De manera que el mundo, por más que nos parezca regido por fuerzas ajenas a nosotros, sigue sin embargo únicamente las leyes que nosotros le damos. Y con todo no somos, desde luego, nosotros mismos los que las establecemos, sino que también a nosotros se nos dan esas leyes según las cuales tenemos que representarnos el mundo. Y esto ocurre de acuerdo no con nuestra libre voluntad, sino con nuestra naturaleza. Sólo porque los milagros son imposibles para nosotros, no existen en el mundo, y sólo porque el destino no depende de nuestros deseos sino de nuestro ser, no obra mejor de lo que nosotros mismos somos capaces de gobernar nuestras vidas. El mundo es exactamente tan bueno o tan malo como las criaturas; no es ni peor ni tampoco mejor que ellas.

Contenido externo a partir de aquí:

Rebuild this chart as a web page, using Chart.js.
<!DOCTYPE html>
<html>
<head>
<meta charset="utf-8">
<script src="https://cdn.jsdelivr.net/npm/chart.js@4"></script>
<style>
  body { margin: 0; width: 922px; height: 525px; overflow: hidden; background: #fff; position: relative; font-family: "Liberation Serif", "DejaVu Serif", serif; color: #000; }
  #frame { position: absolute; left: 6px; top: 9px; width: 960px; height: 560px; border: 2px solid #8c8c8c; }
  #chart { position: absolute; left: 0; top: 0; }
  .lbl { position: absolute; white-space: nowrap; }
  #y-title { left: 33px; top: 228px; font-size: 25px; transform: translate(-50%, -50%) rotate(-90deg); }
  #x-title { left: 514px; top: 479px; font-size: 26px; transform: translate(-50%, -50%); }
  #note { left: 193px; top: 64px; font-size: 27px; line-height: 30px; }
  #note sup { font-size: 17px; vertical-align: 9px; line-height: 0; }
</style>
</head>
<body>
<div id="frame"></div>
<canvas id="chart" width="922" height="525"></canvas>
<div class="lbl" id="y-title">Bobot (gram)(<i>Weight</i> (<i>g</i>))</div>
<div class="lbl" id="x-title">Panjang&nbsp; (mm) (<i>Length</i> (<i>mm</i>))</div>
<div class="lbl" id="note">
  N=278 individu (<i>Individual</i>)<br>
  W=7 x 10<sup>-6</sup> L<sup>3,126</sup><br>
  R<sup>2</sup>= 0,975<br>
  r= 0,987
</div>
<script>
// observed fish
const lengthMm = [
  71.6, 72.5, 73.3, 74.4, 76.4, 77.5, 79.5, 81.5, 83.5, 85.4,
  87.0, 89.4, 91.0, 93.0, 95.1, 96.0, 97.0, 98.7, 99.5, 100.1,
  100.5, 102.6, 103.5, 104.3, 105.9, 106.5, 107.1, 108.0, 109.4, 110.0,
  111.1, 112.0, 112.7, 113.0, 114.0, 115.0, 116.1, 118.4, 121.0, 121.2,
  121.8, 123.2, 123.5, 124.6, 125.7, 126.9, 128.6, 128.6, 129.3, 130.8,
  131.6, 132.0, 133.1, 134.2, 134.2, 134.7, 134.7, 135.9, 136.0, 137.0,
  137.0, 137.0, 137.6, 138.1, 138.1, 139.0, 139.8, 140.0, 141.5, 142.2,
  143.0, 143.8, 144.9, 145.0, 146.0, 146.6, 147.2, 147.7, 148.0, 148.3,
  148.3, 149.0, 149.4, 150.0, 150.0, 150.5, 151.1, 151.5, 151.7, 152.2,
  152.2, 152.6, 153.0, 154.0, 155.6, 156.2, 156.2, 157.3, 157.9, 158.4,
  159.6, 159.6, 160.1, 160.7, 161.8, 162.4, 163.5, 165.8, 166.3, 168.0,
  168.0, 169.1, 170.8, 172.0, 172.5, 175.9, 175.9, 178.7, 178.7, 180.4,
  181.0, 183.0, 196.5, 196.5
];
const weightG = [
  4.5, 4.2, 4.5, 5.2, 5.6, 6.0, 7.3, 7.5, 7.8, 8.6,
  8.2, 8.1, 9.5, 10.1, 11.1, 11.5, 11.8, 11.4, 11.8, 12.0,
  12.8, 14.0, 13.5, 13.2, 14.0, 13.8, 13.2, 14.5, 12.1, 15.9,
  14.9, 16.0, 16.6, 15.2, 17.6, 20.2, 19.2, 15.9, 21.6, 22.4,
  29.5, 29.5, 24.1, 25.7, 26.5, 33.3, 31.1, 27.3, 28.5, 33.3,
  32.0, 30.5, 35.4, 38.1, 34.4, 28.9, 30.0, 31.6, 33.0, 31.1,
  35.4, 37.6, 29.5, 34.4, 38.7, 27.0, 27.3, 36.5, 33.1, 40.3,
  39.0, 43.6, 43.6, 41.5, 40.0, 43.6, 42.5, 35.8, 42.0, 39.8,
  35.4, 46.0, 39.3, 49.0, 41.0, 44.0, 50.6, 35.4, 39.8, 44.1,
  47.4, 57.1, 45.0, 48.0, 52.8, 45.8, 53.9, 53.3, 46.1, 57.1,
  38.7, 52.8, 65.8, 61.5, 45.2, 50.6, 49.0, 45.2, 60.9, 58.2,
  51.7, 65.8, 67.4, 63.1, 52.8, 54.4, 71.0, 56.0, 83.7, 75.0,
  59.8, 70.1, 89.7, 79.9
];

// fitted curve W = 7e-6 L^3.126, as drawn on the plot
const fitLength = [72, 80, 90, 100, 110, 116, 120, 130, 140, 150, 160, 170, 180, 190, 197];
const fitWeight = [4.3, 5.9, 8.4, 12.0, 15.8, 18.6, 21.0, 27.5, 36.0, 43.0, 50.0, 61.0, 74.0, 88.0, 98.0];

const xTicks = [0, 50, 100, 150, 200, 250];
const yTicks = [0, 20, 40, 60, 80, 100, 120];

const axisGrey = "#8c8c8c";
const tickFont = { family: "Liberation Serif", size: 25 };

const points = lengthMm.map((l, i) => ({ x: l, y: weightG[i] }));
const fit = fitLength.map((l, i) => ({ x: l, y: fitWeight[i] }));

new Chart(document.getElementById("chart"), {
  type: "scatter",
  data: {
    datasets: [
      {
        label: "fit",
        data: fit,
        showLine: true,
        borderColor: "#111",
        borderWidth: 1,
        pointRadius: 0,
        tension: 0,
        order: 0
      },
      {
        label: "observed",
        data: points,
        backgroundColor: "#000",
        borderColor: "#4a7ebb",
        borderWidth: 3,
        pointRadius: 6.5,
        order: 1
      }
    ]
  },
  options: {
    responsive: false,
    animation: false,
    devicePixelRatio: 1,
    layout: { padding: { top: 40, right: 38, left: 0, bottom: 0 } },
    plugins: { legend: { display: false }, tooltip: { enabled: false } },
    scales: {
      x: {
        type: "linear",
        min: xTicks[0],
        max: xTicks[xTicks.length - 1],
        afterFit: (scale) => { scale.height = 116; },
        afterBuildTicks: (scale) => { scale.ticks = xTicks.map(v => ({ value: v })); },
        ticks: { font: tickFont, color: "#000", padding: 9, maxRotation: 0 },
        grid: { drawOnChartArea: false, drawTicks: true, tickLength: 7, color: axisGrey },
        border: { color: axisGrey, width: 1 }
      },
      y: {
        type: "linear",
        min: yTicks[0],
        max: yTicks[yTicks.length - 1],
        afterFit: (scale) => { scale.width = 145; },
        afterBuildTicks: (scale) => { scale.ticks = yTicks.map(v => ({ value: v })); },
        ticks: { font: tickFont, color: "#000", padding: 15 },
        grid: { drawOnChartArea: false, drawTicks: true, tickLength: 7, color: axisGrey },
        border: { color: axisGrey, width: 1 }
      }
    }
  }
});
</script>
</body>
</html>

Por el hecho de que nosotros somos hombres tenemos que admitir que, respecto de nuestro mundo, el hombre es la medida, el creador y el motor de todas las cosas. Pero, ¿de dónde nos viene esta potencia tan grande? ¿Quién, si realmente el hombre creó el mundo y lo mantiene en movimiento, quién creó a su vez al hombre y lo mantiene asimismo en movimiento? ¿De dónde proviene esa fuerza y ese poder con los cuales obramos sin saberlo? Y, ¿quién nos los concedió para que los ejerciéramos? Evidentemente, Dios. Dios —séanos permitido expresarnos así a efectos de nuestro razonamiento— es la creación inacabada, en la que continuamente se está creando a sí mismo, y el hombre es el aspecto de Dios a través del cual se cumple la creación. La creación realizada es, pues, la expresión del deseo de ser Dios, mas el ansia que tiene el hombre de salvarse es la confesión de que ha cumplido de modo imperfecto los designios de Dios.